What I wanted to understand is, is there a way for me to retrieve a message from MySQL by using client ID assigned by me, which is part of message stanza or is this sth i need to solve myself?

dkliss commented 1 year ago

Check XEP-0059 for how to "page" through the result set based on MAM IDs. (And note that you can use <before/> to get the most recent page. <flip-page/> just affects the ordering within a page.)

Thanks! Finally, I am able to receive recent messages when I add an empty "before" tag.

<set xmlns="http://jabber.org/protocol/rsm"><max><value>10</value></max><before/></set></query></iq>

The server however is not respecting the "max" value in the stanza. In link below, it was mentioned that max value can be set. Is this changed?

https://stackoverflow.com/questions/31828955/xmpp-query-archive-by-latest-messages

Also, another query I have is, if I need to use an "Id" for "before", which id that is, is this the id of MySQL table, which is basically starting from 1 and increment per message or is this is unique message ID added by a client (i.e. not the UID of server).

What I wanted to understand is, is there a way for me to retrieve a message from MySQL by using client ID assigned by me, which is part of message stanza or is this sth i need to solve myself?
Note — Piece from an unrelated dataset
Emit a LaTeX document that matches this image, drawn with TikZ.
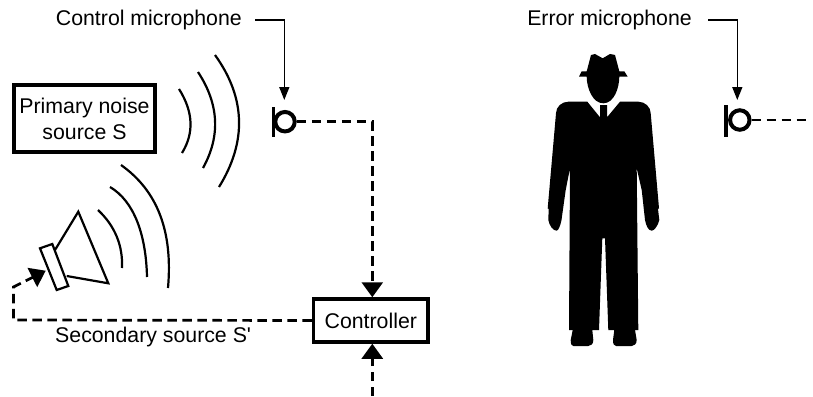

FYI. The "max" item issue is resolved. It was my mistake. The word "value" should not be in stanza below. After removing, I can receive the number of items equal to max (if i set to 10, i receive 10 items).

Before Fix

<set xmlns="http://jabber.org/protocol/rsm"><max><value>10</value></max><before/></set></query></iq>

After Fix

<set xmlns="http://jabber.org/protocol/rsm"><max>10</max><before/></set></query></iq>

dkliss commented 1 year ago

@prefiks @weiss Closing this one as no further issues. Thanks a lot for your help!